MONTE VISTA, Colo. (CBS4) - There's groundbreaking research under way in southern Colorado. Scientists are using military technology to track Sandhill cranes.

The cranes stop off in Colorado as they migrate from Arizona and New Mexico to Montana, Idaho and Wyoming.

Inside the Monte Vista National Wildlife Refuge in southern Colorado, a congregation of migratory Sandhill cranes gathers. They draw tourists from across the nation.

"First part of February we start to seeing cranes come up from the south where they spend a good part of the spring here in the San Luis Valley," Michael Blenden with the U.S. Fish and Wildlife Service said.

This year, for the first time, the U.S. Fish and Wildlife Service teamed up with the U.S. Geological Survey for a high-tech surveillance mission.

"Part of the management of a wildlife species is determining its population trends, whether it's increasing, decreasing or staying the same," Blenden said.

Sandhill Cranes Map
(credit: CBS)

In the most basic of terms, it is some of the first generation technology that the U.S. Army came up with for unmanned aircraft. Their technology has gotten so sophisticated that some small remote control planes were just sitting in a garage. So the USGS came along and said they'd put them to better use.

"We've been doing flights for about a year now.
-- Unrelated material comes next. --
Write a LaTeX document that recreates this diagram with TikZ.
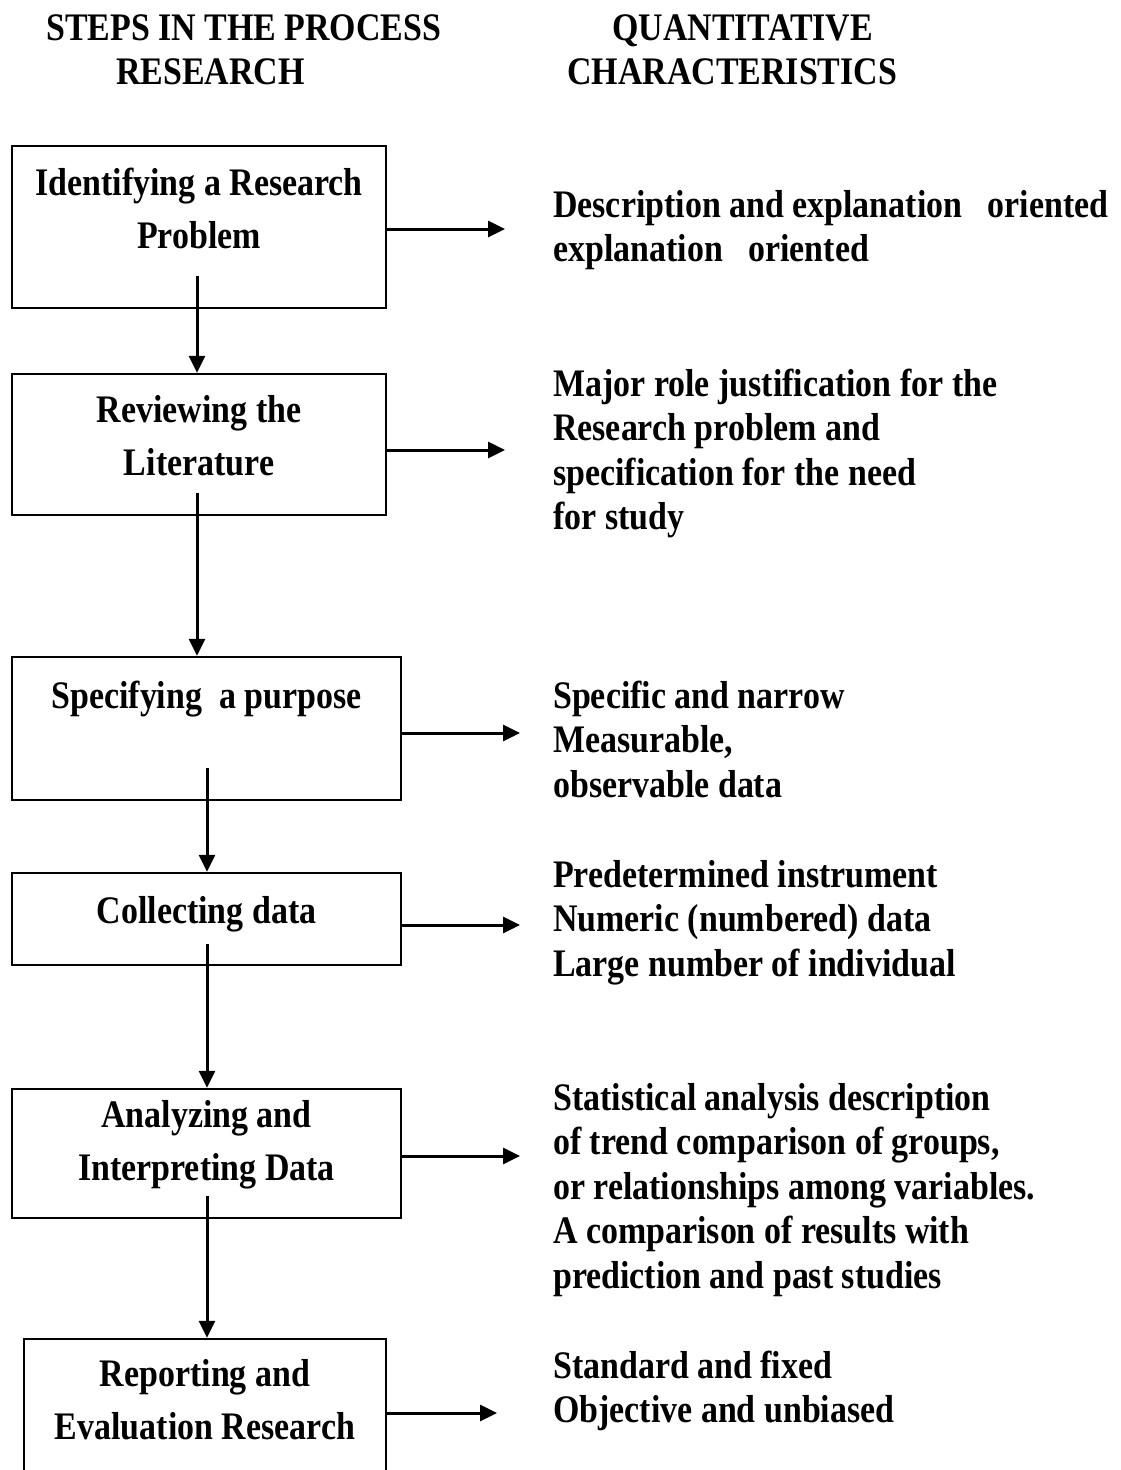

This is the third time we've been out at the refuge," USGS pilot Chris Holmquist-Johnson said. "It's sort of right now a proof of concept that we've started with trying to see what we can see with the systems that are on the plane."

Sandhill Cranes
Sandhill cranes (credit: CBS)

The government agencies used to fly a fixed wing plane and a biologist inside to count the cranes.

"This has a forward-looking camera and a Nader camera, which looks straight down," Holmquist-Johnson said.

Now they say it's a less expensive, quicker and more a environmentally-friendly option -- not to mention they are recycling technology originally developed by the Department of Defense.

"We use a thermal infrared camera which allows us to take pictures at night while the birds are settled on their roosts," USGS biologist Leanne Hanson said. "The cranes weren't bothered by us flying over them at night."

Scientists then count the number of birds that show up on the camera to get an accurate population count.

The experimental technology has worked so well the USGS plans to use it several other times later this year.